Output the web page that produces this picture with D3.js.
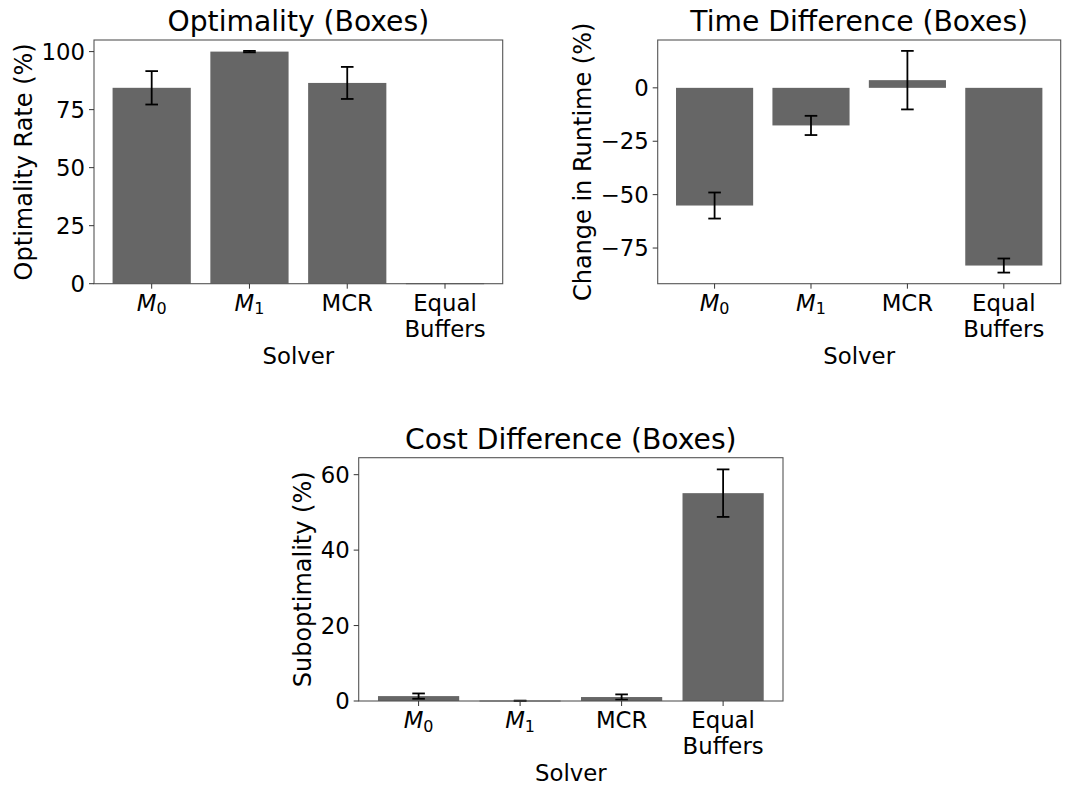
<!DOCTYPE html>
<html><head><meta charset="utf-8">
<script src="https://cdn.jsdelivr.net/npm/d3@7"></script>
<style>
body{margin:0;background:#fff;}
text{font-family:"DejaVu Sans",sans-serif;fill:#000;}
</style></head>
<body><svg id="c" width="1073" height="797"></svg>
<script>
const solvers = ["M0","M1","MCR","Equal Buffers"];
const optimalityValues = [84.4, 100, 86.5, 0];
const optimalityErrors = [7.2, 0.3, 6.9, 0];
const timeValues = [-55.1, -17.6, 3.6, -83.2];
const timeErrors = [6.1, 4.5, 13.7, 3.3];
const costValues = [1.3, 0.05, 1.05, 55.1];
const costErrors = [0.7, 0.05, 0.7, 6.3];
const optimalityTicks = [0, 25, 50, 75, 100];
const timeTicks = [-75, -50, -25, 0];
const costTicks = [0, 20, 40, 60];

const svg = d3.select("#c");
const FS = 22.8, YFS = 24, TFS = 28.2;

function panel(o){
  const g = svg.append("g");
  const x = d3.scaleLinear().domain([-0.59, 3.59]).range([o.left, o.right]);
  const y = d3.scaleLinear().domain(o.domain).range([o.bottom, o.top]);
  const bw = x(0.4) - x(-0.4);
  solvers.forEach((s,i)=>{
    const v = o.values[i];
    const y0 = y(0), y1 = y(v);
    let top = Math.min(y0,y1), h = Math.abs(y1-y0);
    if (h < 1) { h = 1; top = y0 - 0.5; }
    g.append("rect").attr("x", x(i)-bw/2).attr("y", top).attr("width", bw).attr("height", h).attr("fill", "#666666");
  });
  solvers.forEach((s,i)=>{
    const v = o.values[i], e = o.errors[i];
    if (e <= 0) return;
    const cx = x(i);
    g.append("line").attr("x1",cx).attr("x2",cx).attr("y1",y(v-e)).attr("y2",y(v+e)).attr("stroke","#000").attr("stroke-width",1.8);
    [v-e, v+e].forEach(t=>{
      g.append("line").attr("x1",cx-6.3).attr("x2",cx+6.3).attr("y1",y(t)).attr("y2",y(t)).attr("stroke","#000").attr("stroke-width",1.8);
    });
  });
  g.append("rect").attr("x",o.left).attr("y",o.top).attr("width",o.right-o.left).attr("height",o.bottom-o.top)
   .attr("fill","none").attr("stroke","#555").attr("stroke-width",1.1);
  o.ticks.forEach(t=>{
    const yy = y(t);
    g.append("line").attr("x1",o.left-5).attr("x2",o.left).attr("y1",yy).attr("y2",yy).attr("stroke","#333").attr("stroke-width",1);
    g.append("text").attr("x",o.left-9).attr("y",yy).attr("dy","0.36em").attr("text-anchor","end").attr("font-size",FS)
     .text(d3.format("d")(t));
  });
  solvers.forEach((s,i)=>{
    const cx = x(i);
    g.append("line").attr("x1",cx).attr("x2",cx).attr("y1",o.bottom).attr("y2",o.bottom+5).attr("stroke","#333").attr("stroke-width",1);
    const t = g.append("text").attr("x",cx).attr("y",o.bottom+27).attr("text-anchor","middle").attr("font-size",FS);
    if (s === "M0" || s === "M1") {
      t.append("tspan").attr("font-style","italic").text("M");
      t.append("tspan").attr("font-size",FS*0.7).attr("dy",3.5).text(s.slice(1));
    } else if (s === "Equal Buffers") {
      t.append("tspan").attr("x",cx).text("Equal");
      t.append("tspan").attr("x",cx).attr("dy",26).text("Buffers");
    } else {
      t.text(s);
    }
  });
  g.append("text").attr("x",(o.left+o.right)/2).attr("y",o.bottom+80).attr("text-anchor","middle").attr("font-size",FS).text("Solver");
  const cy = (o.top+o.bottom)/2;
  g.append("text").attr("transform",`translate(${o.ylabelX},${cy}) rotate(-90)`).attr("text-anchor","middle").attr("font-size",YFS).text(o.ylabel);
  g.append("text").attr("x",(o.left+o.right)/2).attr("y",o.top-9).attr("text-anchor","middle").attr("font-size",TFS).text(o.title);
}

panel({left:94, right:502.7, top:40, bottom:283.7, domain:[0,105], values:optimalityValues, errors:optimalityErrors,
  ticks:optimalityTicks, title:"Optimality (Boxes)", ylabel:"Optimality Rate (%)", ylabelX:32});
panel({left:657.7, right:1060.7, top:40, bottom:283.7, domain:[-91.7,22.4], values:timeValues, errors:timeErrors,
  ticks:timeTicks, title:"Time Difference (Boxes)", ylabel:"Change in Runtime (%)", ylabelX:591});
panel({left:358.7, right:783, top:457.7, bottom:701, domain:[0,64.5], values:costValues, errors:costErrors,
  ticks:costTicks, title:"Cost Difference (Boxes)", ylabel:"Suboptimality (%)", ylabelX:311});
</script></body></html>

########################################

## Task statement
Transcribe the preceding listing in its entirety and with exact wording, leaving out pictures.

## Task output
Output the web page that produces this picture with D3.js.
<!DOCTYPE html>
<html><head><meta charset="utf-8">
<script src="https://cdn.jsdelivr.net/npm/d3@7"></script>
<style>
body{margin:0;background:#fff;}
text{font-family:"DejaVu Sans",sans-serif;fill:#000;}
</style></head>
<body><svg id="c" width="1073" height="797"></svg>
<script>
const solvers = ["M0","M1","MCR","Equal Buffers"];
const optimalityValues = [84.4, 100, 86.5, 0];
const optimalityErrors = [7.2, 0.3, 6.9, 0];
const timeValues = [-55.1, -17.6, 3.6, -83.2];
const timeErrors = [6.1, 4.5, 13.7, 3.3];
const costValues = [1.3, 0.05, 1.05, 55.1];
const costErrors = [0.7, 0.05, 0.7, 6.3];
const optimalityTicks = [0, 25, 50, 75, 100];
const timeTicks = [-75, -50, -25, 0];
const costTicks = [0, 20, 40, 60];

const svg = d3.select("#c");
const FS = 22.8, YFS = 24, TFS = 28.2;

function panel(o){
  const g = svg.append("g");
  const x = d3.scaleLinear().domain([-0.59, 3.59]).range([o.left, o.right]);
  const y = d3.scaleLinear().domain(o.domain).range([o.bottom, o.top]);
  const bw = x(0.4) - x(-0.4);
  solvers.forEach((s,i)=>{
    const v = o.values[i];
    const y0 = y(0), y1 = y(v);
    let top = Math.min(y0,y1), h = Math.abs(y1-y0);
    if (h < 1) { h = 1; top = y0 - 0.5; }
    g.append("rect").attr("x", x(i)-bw/2).attr("y", top).attr("width", bw).attr("height", h).attr("fill", "#666666");
  });
  solvers.forEach((s,i)=>{
    const v = o.values[i], e = o.errors[i];
    if (e <= 0) return;
    const cx = x(i);
    g.append("line").attr("x1",cx).attr("x2",cx).attr("y1",y(v-e)).attr("y2",y(v+e)).attr("stroke","#000").attr("stroke-width",1.8);
    [v-e, v+e].forEach(t=>{
      g.append("line").attr("x1",cx-6.3).attr("x2",cx+6.3).attr("y1",y(t)).attr("y2",y(t)).attr("stroke","#000").attr("stroke-width",1.8);
    });
  });
  g.append("rect").attr("x",o.left).attr("y",o.top).attr("width",o.right-o.left).attr("height",o.bottom-o.top)
   .attr("fill","none").attr("stroke","#555").attr("stroke-width",1.1);
  o.ticks.forEach(t=>{
    const yy = y(t);
    g.append("line").attr("x1",o.left-5).attr("x2",o.left).attr("y1",yy).attr("y2",yy).attr("stroke","#333").attr("stroke-width",1);
    g.append("text").attr("x",o.left-9).attr("y",yy).attr("dy","0.36em").attr("text-anchor","end").attr("font-size",FS)
     .text(d3.format("d")(t));
  });
  solvers.forEach((s,i)=>{
    const cx = x(i);
    g.append("line").attr("x1",cx).attr("x2",cx).attr("y1",o.bottom).attr("y2",o.bottom+5).attr("stroke","#333").attr("stroke-width",1);
    const t = g.append("text").attr("x",cx).attr("y",o.bottom+27).attr("text-anchor","middle").attr("font-size",FS);
    if (s === "M0" || s === "M1") {
      t.append("tspan").attr("font-style","italic").text("M");
      t.append("tspan").attr("font-size",FS*0.7).attr("dy",3.5).text(s.slice(1));
    } else if (s === "Equal Buffers") {
      t.append("tspan").attr("x",cx).text("Equal");
      t.append("tspan").attr("x",cx).attr("dy",26).text("Buffers");
    } else {
      t.text(s);
    }
  });
  g.append("text").attr("x",(o.left+o.right)/2).attr("y",o.bottom+80).attr("text-anchor","middle").attr("font-size",FS).text("Solver");
  const cy = (o.top+o.bottom)/2;
  g.append("text").attr("transform",`translate(${o.ylabelX},${cy}) rotate(-90)`).attr("text-anchor","middle").attr("font-size",YFS).text(o.ylabel);
  g.append("text").attr("x",(o.left+o.right)/2).attr("y",o.top-9).attr("text-anchor","middle").attr("font-size",TFS).text(o.title);
}

panel({left:94, right:502.7, top:40, bottom:283.7, domain:[0,105], values:optimalityValues, errors:optimalityErrors,
  ticks:optimalityTicks, title:"Optimality (Boxes)", ylabel:"Optimality Rate (%)", ylabelX:32});
panel({left:657.7, right:1060.7, top:40, bottom:283.7, domain:[-91.7,22.4], values:timeValues, errors:timeErrors,
  ticks:timeTicks, title:"Time Difference (Boxes)", ylabel:"Change in Runtime (%)", ylabelX:591});
panel({left:358.7, right:783, top:457.7, bottom:701, domain:[0,64.5], values:costValues, errors:costErrors,
  ticks:costTicks, title:"Cost Difference (Boxes)", ylabel:"Suboptimality (%)", ylabelX:311});
</script></body></html>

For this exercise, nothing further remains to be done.